By the “worker’s diary” column in this newspaper, modelled on a “diary of a steelworker” carried by the US socialist paper The Militant in the 1940s, we try to help workers to see their work conditions as “news”, as products of mutable social relations, and to know about and understand the conditions of workers in industries different from their own.

Another strand of “workers’ inquiry” is regular workplace bulletins, such as the Tubeworker bulletin which Workers’ Liberty Tube workers produce on the London Underground. Such bulletins make “news” out of workers’ weekly-acquired knowledge of the misdeeds and inefficiencies of their bosses, often individually petty but cumulatively heavy. By making that knowledge “news”, the bulletins can share it across different groups of workers, each immediately aware only of their own apparent “bad luck”. They can make it, over time, common knowledge embedded in trade-union and socialist organisation, thus something which be changed as and when workers can change the balance of class power.
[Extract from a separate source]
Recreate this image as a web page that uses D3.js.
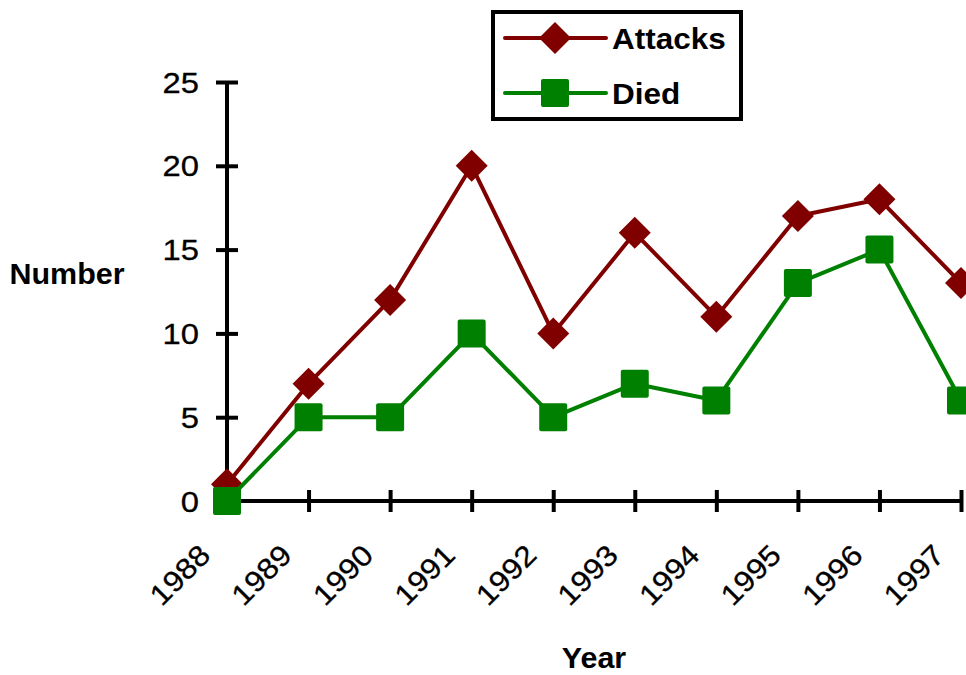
<!DOCTYPE html>
<html>
<head>
<meta charset="utf-8">
<script src="https://cdn.jsdelivr.net/npm/d3@7"></script>
<style>
  html, body { margin: 0; padding: 0; background: #fff; }
  svg { display: block; }
  text { font-family: "Liberation Sans", Arial, sans-serif; fill: #000; }
</style>
</head>
<body>
<div id="chart"></div>
<script>
// Yearly counts of attacks and deaths
const years = [1988, 1989, 1990, 1991, 1992, 1993, 1994, 1995, 1996, 1997];
const attacks = [1, 7, 12, 20, 10, 16, 11, 17, 18, 13];
const died = [0, 5, 5, 10, 5, 7, 6, 13, 15, 6];
const yTicks = [0, 5, 10, 15, 20, 25];
const seriesNames = ["Attacks", "Died"];
const seriesColors = ["#800000", "#008000"];

const W = 966, H = 675;
const svg = d3.select("#chart").append("svg").attr("width", W).attr("height", H);

const x = d3.scaleLinear().domain([years[0], years[years.length - 1]]).range([227, 961]);
const y = d3.scaleLinear().domain([0, 25]).range([501, 82]);

const axisStroke = 4;
const fontTick = 29;
const tickWiden = 1.13;   // slightly wide digits
const titleWiden = 1.05;

// Y axis
const yAxis = svg.append("g").attr("transform", `translate(${x(years[0])},0)`)
  .call(d3.axisLeft(y).tickValues(yTicks).tickSize(11).tickSizeOuter(0));
yAxis.select(".domain").attr("stroke", "#000").attr("stroke-width", axisStroke)
  .attr("d", `M0,${y(0)}V${y(25)}`);
yAxis.selectAll(".tick line").attr("x1", -11).attr("x2", 11)
  .attr("stroke", "#000").attr("stroke-width", axisStroke);
yAxis.selectAll(".tick text").remove();
yAxis.selectAll(".tick").append("text")
  .attr("transform", `translate(-28,0) scale(${tickWiden},1)`)
  .attr("text-anchor", "end")
  .attr("dy", "0.35em")
  .attr("font-size", fontTick)
  .attr("stroke", "#000").attr("stroke-width", 0.3)
  .text(d => d);

// X axis
const xAxis = svg.append("g").attr("transform", `translate(0,${y(0)})`)
  .call(d3.axisBottom(x).tickValues(years.slice(1)).tickSize(11).tickSizeOuter(0).tickFormat(d3.format("d")));
xAxis.select(".domain").attr("stroke", "#000").attr("stroke-width", axisStroke)
  .attr("d", `M${x(years[0])},0H${x(years[years.length - 1])}`);
xAxis.selectAll(".tick line").attr("y1", -11).attr("y2", 11)
  .attr("stroke", "#000").attr("stroke-width", axisStroke);
xAxis.selectAll(".tick text").remove();

// Rotated year labels
svg.append("g").selectAll("text").data(years).join("text")
  .attr("transform", d => `translate(${x(d) - 15},${y(0) + 56}) rotate(-45) scale(1.1,1)`)
  .attr("text-anchor", "end")
  .attr("font-size", fontTick)
  .attr("stroke", "#000").attr("stroke-width", 0.3)
  .text(d => d);

// Axis titles
svg.append("text").attr("transform", `translate(67,284) scale(${titleWiden},1)`).attr("text-anchor", "middle")
  .attr("font-size", 29).attr("font-weight", "bold").text("Number");
svg.append("text").attr("transform", `translate(594,668) scale(${titleWiden},1)`).attr("text-anchor", "middle")
  .attr("font-size", 29).attr("font-weight", "bold").text("Year");

// Series lines and markers
const line = d3.line().x((d, i) => x(years[i])).y(d => y(d));
const diamond = r => `M0,${-r}L${r},0L0,${r}L${-r},0Z`;

function drawSeries(values, color, kind) {
  svg.append("path").datum(values).attr("d", line)
    .attr("fill", "none").attr("stroke", color).attr("stroke-width", 4).attr("stroke-linejoin", "round");
  const g = svg.append("g");
  values.forEach((v, i) => {
    if (kind === "diamond") {
      g.append("path").attr("d", diamond(16)).attr("fill", color)
        .attr("transform", `translate(${x(years[i])},${y(v)})`);
    } else {
      g.append("rect").attr("x", x(years[i]) - 14).attr("y", y(v) - 14)
        .attr("width", 28).attr("height", 28).attr("rx", 2).attr("fill", color);
    }
  });
}
drawSeries(attacks, seriesColors[0], "diamond");
drawSeries(died, seriesColors[1], "square");

// Legend
const legend = svg.append("g");
legend.append("rect").attr("x", 493).attr("y", 12).attr("width", 248).attr("height", 107)
  .attr("fill", "#fff").attr("stroke", "#000").attr("stroke-width", 4);
[38, 93].forEach((ly, i) => {
  legend.append("line").attr("x1", 505).attr("x2", 606).attr("y1", ly).attr("y2", ly)
    .attr("stroke", seriesColors[i]).attr("stroke-width", 4).attr("stroke-linecap", "round");
  if (i === 0) {
    legend.append("path").attr("d", diamond(16)).attr("fill", seriesColors[i])
      .attr("transform", `translate(555,${ly})`);
  } else {
    legend.append("rect").attr("x", 555 - 14).attr("y", ly - 14).attr("width", 28).attr("height", 28)
      .attr("rx", 2).attr("fill", seriesColors[i]);
  }
  legend.append("text").attr("transform", `translate(612,${ly + 11}) scale(${titleWiden},1)`)
    .attr("font-size", 30).attr("font-weight", "bold").text(seriesNames[i]);
});
</script>
</body>
</html>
The French socialist group Lutte Ouvrière, from whom we have learned a lot about the methods and norms of workplace bulletins, explain that it is vital that bulletins are written from meetings (not just by individual authors), and it is wrong to seek to tag a proposal for action to every bit of such “news”. To claim that “knowledge is power” is not quite accurate. Well-circulated knowledge woven into organisation is the foundation of working-class power. The organising creates the channels of communication to make workers’ individual “bad luck” into collective “news”, and to draw information from the think-tanks and the official reports; bulletins and other channels of communication become, in Lenin’s term, “collective organisers”.

Conditions in flux

There is a strand of socialist politics which, though it has produced some valuable material, tends to make something of a cult of “workers’ inquiry”. Individual accounts of experiences (sometimes quite short) in this or that job are glorified as “workers’ inquiries”, somewhat in a “peering-from-outside”, “wow! see! there’s a worker inquiring!” way, and with little connection to organising.

Yet with government pay-outs, jobs, and work conditions all in flux as the pandemic rolls on and lockdown eases (maybe temporarily? who knows?), inquiring, investigating, generating knowledge, making it collective, will be vital in renewing and rebuilding workers’ organisation.